La deliciosa noche del jueves en el Paseo de la Florida, con un poco de aire sorprendente que primero suaviza el bochorno y después va poniendo la piel de gallina hasta que le obliga a uno a ponerse el jersey que Hache le ha traído, de pura casualidad. Compra de entradas como si aquello fuera un parque de atracciones, montones de niños que corretean con sus padres porque echan una peli de un cerdito o un osito o un perrito... Casa Mingo justo unos metros más allá, casi se puede oler el pollo asado. Bocata de lomo con queso y pimientos en una terraza que -a veces- huele a estantería.
Doble sesión con Álida, Fer, Hache y Javi. Primero, "Promesas del este". Peliculón, pero eso ya lo sabíamos. Algunas sorpresas: el silencio. La gente
está callada. Perdónenme mi habitual desconfianza hacia la gente, pero yo imaginaba aquello del cine de verano como una sesión en un cine de la Gran Vía el sábado a las seis y media: una sucesión de móviles, risotadas, objetos volando... No, aquí la gente ha venido a ver la peli y ha dejado a los niños viendo al ciervito, ¿o era un koala?
Algunos inconvenientes, también: por ejemplo, que las dos pantallas están colocadas al lado, de manera que, como nos hemos colocado en las primeras filas, pues el sonido de las dos películas a veces se mezclan y uno empieza a oír música de payasos justo cuando a un checheno le clavan un puñal en un ojo y hay que hacer un verdadero ejercicio de evasión para creerse lo que está viendo.

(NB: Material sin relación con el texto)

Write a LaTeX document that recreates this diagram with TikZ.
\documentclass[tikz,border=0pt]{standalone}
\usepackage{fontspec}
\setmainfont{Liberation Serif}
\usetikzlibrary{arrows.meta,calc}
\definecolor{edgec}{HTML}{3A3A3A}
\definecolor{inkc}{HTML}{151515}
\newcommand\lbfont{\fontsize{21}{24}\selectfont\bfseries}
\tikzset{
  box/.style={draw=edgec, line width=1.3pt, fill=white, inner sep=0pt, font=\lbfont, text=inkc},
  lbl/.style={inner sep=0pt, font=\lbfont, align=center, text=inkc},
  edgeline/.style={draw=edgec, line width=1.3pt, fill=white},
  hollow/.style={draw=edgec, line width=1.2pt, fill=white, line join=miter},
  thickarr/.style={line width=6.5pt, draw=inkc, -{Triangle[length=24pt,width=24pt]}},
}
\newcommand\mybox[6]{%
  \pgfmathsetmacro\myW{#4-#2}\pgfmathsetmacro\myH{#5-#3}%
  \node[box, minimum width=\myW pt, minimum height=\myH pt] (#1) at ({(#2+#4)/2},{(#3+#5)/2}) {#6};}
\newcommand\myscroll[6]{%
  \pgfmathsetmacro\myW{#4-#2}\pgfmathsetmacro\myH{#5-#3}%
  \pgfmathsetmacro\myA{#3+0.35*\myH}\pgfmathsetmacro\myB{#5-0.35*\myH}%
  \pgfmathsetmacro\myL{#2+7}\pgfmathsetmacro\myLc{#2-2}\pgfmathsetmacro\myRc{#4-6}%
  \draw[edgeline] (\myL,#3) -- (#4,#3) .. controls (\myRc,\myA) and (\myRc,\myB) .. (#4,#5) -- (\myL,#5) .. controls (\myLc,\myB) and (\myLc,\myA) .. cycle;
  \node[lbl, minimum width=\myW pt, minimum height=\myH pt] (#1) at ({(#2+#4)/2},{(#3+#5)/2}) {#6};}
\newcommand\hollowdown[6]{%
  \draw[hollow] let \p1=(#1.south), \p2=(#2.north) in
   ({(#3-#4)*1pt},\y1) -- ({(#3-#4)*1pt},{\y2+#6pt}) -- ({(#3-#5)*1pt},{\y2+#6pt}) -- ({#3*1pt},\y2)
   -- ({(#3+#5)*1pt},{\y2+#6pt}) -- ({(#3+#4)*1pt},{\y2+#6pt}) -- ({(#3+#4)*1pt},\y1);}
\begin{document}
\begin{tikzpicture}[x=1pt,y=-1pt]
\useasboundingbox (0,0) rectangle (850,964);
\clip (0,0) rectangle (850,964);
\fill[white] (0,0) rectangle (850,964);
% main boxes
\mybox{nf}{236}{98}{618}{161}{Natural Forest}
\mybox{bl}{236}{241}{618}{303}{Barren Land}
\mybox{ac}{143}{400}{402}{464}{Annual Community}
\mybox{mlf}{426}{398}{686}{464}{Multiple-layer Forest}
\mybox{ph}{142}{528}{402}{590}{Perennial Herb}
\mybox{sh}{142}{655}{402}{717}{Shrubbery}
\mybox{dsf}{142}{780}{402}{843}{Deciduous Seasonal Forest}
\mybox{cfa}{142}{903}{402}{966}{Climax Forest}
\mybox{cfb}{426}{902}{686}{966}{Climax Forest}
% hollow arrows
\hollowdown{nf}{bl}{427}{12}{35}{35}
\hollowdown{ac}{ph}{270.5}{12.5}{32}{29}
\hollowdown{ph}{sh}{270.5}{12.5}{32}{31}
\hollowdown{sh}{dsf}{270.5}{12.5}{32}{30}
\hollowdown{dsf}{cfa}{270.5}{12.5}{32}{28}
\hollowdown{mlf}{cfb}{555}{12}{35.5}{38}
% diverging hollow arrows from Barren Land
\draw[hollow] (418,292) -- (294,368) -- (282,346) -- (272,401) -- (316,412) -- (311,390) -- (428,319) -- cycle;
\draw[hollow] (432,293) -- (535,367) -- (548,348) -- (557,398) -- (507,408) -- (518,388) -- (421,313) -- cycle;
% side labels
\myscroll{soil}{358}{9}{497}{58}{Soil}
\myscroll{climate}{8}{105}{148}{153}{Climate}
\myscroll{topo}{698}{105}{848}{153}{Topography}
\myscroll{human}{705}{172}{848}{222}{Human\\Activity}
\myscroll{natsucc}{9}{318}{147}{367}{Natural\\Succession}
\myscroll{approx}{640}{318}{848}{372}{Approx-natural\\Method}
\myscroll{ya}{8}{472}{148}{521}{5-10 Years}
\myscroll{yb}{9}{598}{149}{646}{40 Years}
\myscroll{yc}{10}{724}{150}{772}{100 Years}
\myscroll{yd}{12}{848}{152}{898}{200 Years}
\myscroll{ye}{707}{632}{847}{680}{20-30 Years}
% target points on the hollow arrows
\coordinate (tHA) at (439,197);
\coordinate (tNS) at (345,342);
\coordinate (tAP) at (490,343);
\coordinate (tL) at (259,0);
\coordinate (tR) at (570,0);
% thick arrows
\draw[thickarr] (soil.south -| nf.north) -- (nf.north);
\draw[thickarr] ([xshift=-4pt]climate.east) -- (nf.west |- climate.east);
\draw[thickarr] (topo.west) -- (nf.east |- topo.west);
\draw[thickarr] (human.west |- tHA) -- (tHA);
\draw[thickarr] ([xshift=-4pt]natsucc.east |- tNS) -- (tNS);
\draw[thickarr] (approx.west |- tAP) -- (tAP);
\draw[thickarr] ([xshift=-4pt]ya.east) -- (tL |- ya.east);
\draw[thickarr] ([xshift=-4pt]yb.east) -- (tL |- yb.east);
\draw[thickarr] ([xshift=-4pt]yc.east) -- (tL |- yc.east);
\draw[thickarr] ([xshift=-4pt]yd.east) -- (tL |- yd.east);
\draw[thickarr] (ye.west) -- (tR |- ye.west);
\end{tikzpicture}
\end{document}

Aunque en eso consiste el cine y el verano: en evadirse.
Palomitas y coca-cola y agua e incluso bocatas y perritos. A las 12 ha acabado la peli y la mayoría de la gente se va. Aunque ya no hay sesión para niños, nos ponemos algo más atrás. Hace frío, ya lo he dicho. Y sueño. Y al día siguiente todos tenemos alguna forma de trabajo. La película que ponen ahora es "El sueño de Cassandra", de Woody Allen. Me dijeron que fue un desastre y no fui a verla a los cines. Pero es Woody.
A los diez minutos, ya se ve que la película es un desastre absoluto: un guión repetitivo, personajes que no cambian, una trama inverosímil, un montaje pésimo... Parece que a Woody Allen le pasa como a determinada gente -me incluyo- con su blog. Se creen en la obligación consigo y con los demás de actualizar cada día y, así, el neoyorquino tiene que sacar una película cada año, le salga como le salga. Y esta le salió mal. Regular, no. Mal.

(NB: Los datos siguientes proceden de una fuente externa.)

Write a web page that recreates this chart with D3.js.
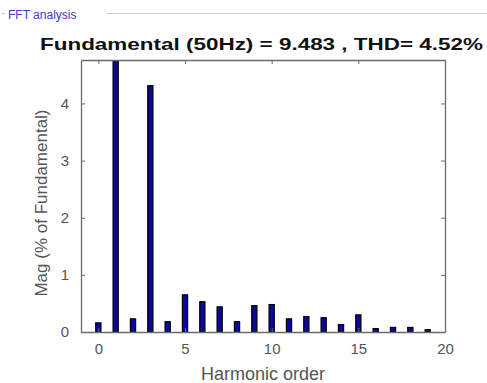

Pero, bueno, nos reímos mucho y vemos estrellas fugaces -el avance de las lágrimas de San Lorenzo- y eso está bien porque es a lo que hemos venido, y de vuelta, según nos alejamos del río, corre menos aire fresco, vuelve en parte el bochorno, Casa Mingo está cerrada y pasado Príncipe Pío, casi en la calle Segovia, cogemos un taxi que nos devuelva a la realidad.